Capacitance is the charge a capacitor stores per volt of potential difference, C = Q/ΔV, measured in farads. It's determined entirely by the capacitor's geometry and dielectric material, and it's central to Unit 2 and to RC circuits in Unit 3.

Does capacitance change when you increase the voltage?

No. Increasing the voltage increases the stored charge Q proportionally, so the ratio C = Q/ΔV stays constant. Capacitance only changes if you physically alter the capacitor, like adjusting plate area, separation, or the dielectric.

What's the difference between capacitance and a capacitor?

A capacitor is the physical device (typically two conductors separated by an insulator), while capacitance is the number that describes how much charge it stores per volt. The 2022 FRQ used a variable capacitor, a device whose adjustable plate area changes its capacitance.
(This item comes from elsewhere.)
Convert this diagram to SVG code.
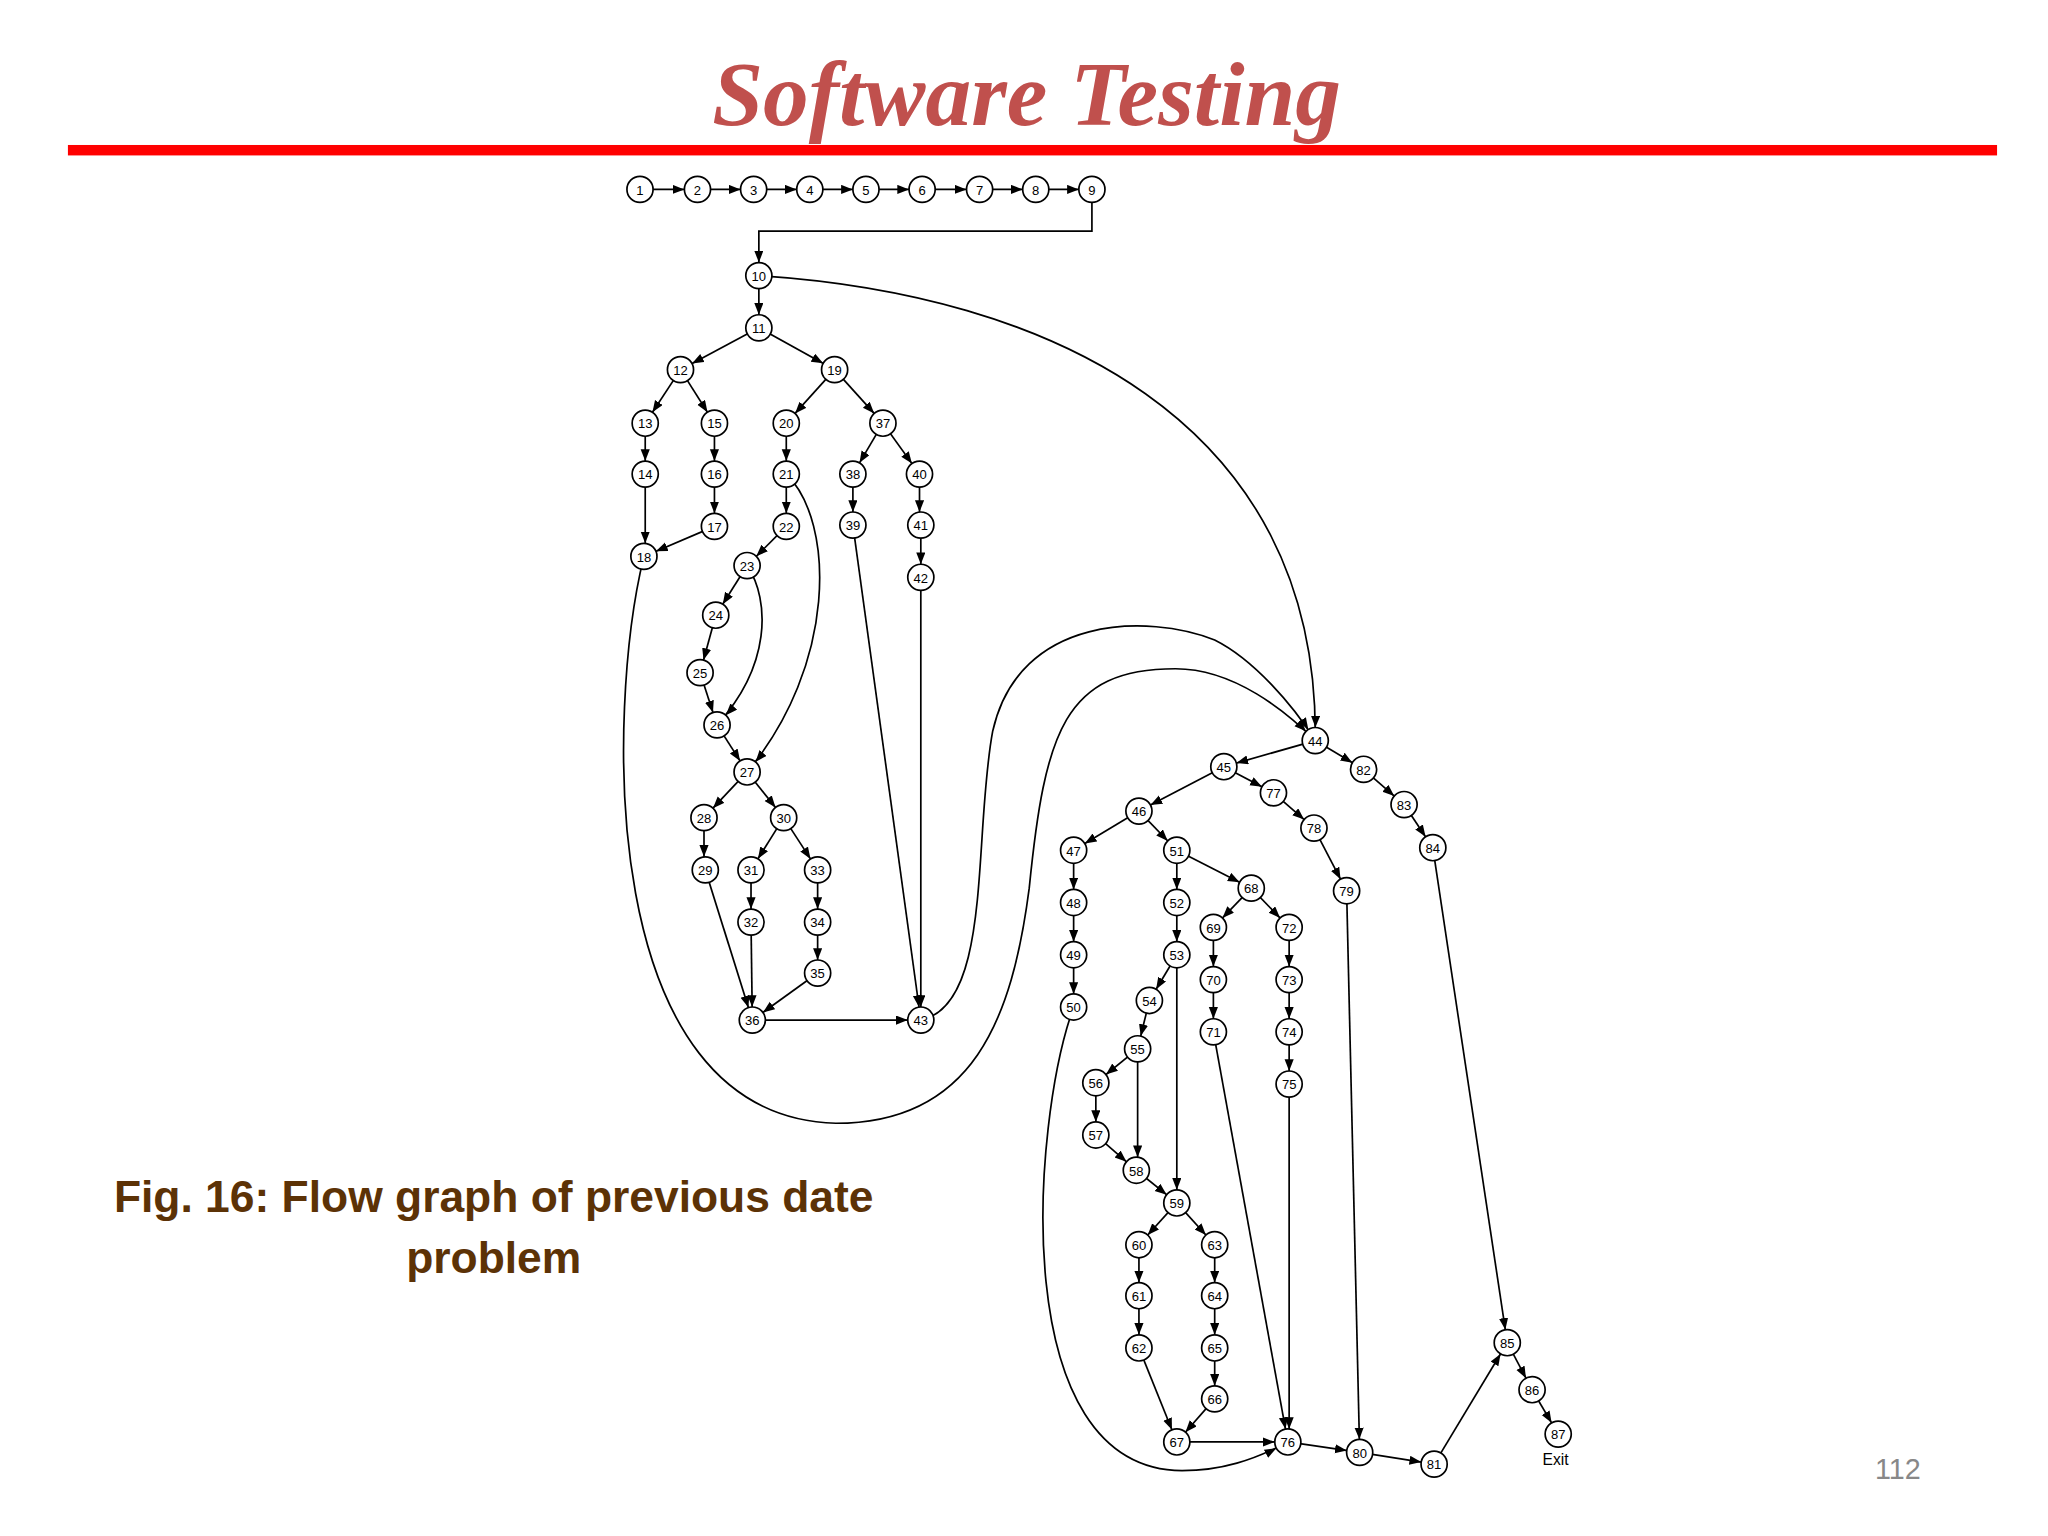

How does a dielectric affect capacitance?

A dielectric multiplies the capacitance by its dielectric constant κ, because it reduces the electric field between the plates for the same charge. The 2018 FRQ built an entire experimental design question around measuring κ for paper sandwiched between foil plates.

How does capacitance show up in RC circuit problems?

Capacitance sets the time constant τ = RC, which controls how fast voltage and charge change exponentially during charging and discharging. FRQs like 2021 Q1 and 2023 Q3 test the limiting cases too: at t = 0 an uncharged capacitor behaves like a bare wire, and after a long time it behaves like an open switch.